Para muitos autores, o fim do tráfico não era entendido como uma etapa do processo de abolição, mas, pelo contrário, como uma medida de fortalecimento do sistema (RODRIGUES, 2000, p. 80): “homens como Henrique Rebelo encaravam essa medida como um fortalecimento da escravidão por meio da reprodução endógena, sem a dependência regular de um fluxo contínuo de africanos atravessando o oceano”. A manutenção da escravidão dependia do controle sobre os trabalhadores e da imposição da disciplina de modo a corrigir a “corrupção dos costumes” proporcionada pelos africanos.

Abrolharam no decorrer do século XIX algumas propostas para a introdução no país do trabalhador imigrante. Em meados da década de 1840, o Visconde de Abrantes defendeu a colonização estrangeira no Brasil a partir do ingresso de trabalhadores europeus. Dentre as medidas destinadas à promoção da colonização estrangeira estava a doação de terras. Para Abrantes, a doação de terras a entes particulares consistiu num total fracasso. Sua proposta visava à doação de terras a companhias de colonização que promovessem a entrada de trabalhadores europeus. Buscava-se, deste modo, uma alternativa ao trabalho escravo duramente afetado com o fim do tráfico e com a adoção de medidas restritivas. Segundo Abrantes, a escravidão era um flagelo que fazia com que todo estrangeiro achasse o trabalho manual no Brasil algo degradante.

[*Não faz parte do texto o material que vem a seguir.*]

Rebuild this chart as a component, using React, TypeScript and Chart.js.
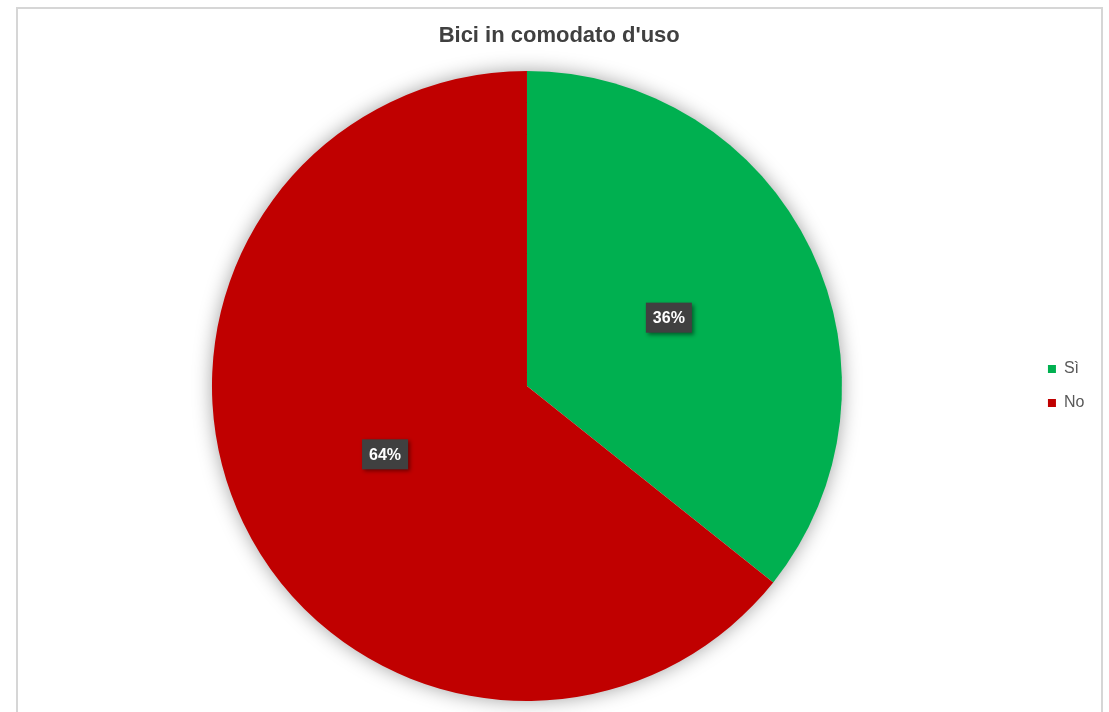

Conclui-se assim que não havia uma correspondência direta entre o fim do tráfico de africanos e a emancipação de escravos. No decorrer dos oitocentos pulularam algumas propostas emancipacionistas que não se enquadravam na perspectiva gradualista então em voga. A partir dos argumentos expostos, segue-se a trilha de pensar que o fim do tráfico de escravos propiciado pela Lei Eusébio de Queiroz não deve ser entendido como uma etapa necessária para a culminância do processo de abolição concluído em 1888. Esta perspectiva se balizou de um modo geral em uma análise retrospectiva acerca da história ao operar de forma cumulativa, causal e linear.  

 

Referências Bibliográficas:

ALENCASTRO, Luiz Felipe de. O trato dos viventes: formação do Brasil no Atlântico Sul. São Paulo: Companhia das Letras, 2000.

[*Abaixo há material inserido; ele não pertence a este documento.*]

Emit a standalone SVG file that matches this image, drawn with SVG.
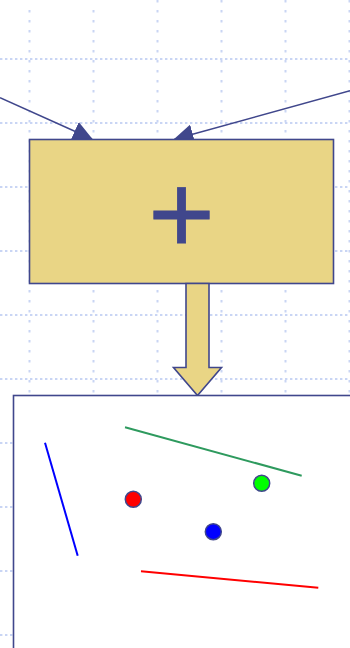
<svg xmlns="http://www.w3.org/2000/svg" width="350" height="648" viewBox="0 0 350 648">
<style>
.gh{stroke:#c9d5f4;stroke-width:2;stroke-dasharray:2.4 2.6;fill:none}
.gv{stroke:#c9d5f4;stroke-width:2;stroke-dasharray:2.6 7.4;fill:none}
.edge{stroke:#40478c;stroke-width:1.6;fill:none}
.node{stroke:#40478c;stroke-width:1.6}
.dot{stroke:#40478c;stroke-width:1.5}
.plus{font-family:"Liberation Sans",Arial,sans-serif;font-size:114px;fill:#40478c;stroke:#40478c;stroke-width:0.8}
</style>
<defs>
<marker id="ah" viewBox="0 0 20 20" refX="19" refY="10" markerWidth="20" markerHeight="20" markerUnits="userSpaceOnUse" orient="auto">
<path d="M0,0 L20,10 L0,20 z" fill="#40478c"/>
</marker>
</defs>
<rect width="350" height="648" fill="#ffffff"/>
<g id="grid">
<path class="gh" d="M0,59H350M0,123H350M0,187H350M0,251H350M0,315H350M0,379H350M0,443H350M0,507H350M0,571H350M0,635H350"/>
<path class="gv" d="M29.5,10V648M93.5,10V648M157.5,0V648M221.5,0V648M285.5,0V648M349.5,0V648"/>
</g>
<g id="connectors">
<path class="edge" d="M0,97.7 L92,139" marker-end="url(#ah)"/>
<path class="edge" d="M350,90.7 L174.5,139.3" marker-end="url(#ah)"/>
</g>
<g id="adder">
<rect class="node" x="29.5" y="139.5" width="304" height="144" fill="#e9d585"/>
<text class="plus" x="181.5" y="252.5" text-anchor="middle">+</text>
</g>
<g id="output-arrow">
<path class="node" d="M186,283.5 L209,283.5 L209,367.5 L221.5,367.5 L197.5,395.5 L173.5,367.5 L186,367.5 Z" fill="#e9d585"/>
</g>
<g id="result">
<rect class="node" x="13.5" y="395.5" width="400" height="300" fill="#ffffff" stroke-width="2"/>
<line x1="45" y1="442.7" x2="77.7" y2="555.7" stroke="#0000ff" stroke-width="2"/>
<line x1="125" y1="427.3" x2="301.7" y2="475.7" stroke="#2e9a5e" stroke-width="2"/>
<line x1="141" y1="571.3" x2="318.3" y2="587.7" stroke="#ff0000" stroke-width="2"/>
<circle class="dot" cx="133.3" cy="499.3" r="8" fill="#ff0000"/>
<circle class="dot" cx="261.7" cy="483.3" r="8" fill="#00ff00"/>
<circle class="dot" cx="213.3" cy="531.7" r="8" fill="#0000ff"/>
</g>
</svg>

ALVES, João Luís. A questão do elemento servil. A extinção do tráfico e a lei de repressão de 1850. Liberdade dos nascituros. Rio de Janeiro: RIHGB, 1916.

BEIGUELMAN, Paula. Formação política do Brasil. São Paulo: Pioneira, 1976.

COSTA, Emília Viotti da. A abolição. 8ª ed. São Paulo: Editora UNESP, 2008.

DRESCHER, Seymour. Abolição: Uma história da Escravidão e do Antiescravismo. São Paulo: Editora UNESP, 2011.

RODRIGUES, Jaime. O infame comércio: propostas e experiências no final do tráfico de africanos para o Brasil (1800-1850). Campinas, SP: Editora da UNICAMP/CECULT, 2000.

SCOTT, Rebecca J. Emancipação Escrava em Cuba: a transição para o trabalho livre, 1860-1899. Rio de Janeiro: Paz e Terra, 1991.

 

[i] Marquês de Olinda dissera certa vez em sessão realizada no Conselho de Estado no ano de 1866 que “a escravidão é uma chaga que se deve tocar”. O ex-ministro do Império se notabilizou por assumir uma defesa intransigente a favor do direito de propriedade. O problema da emancipação deveria ser deixado de lado, para ser resolvido em um futuro distante, de modo a não fustigar os ânimos dos abolicionistas dispostos tanto no Parlamento como na sociedade em geral.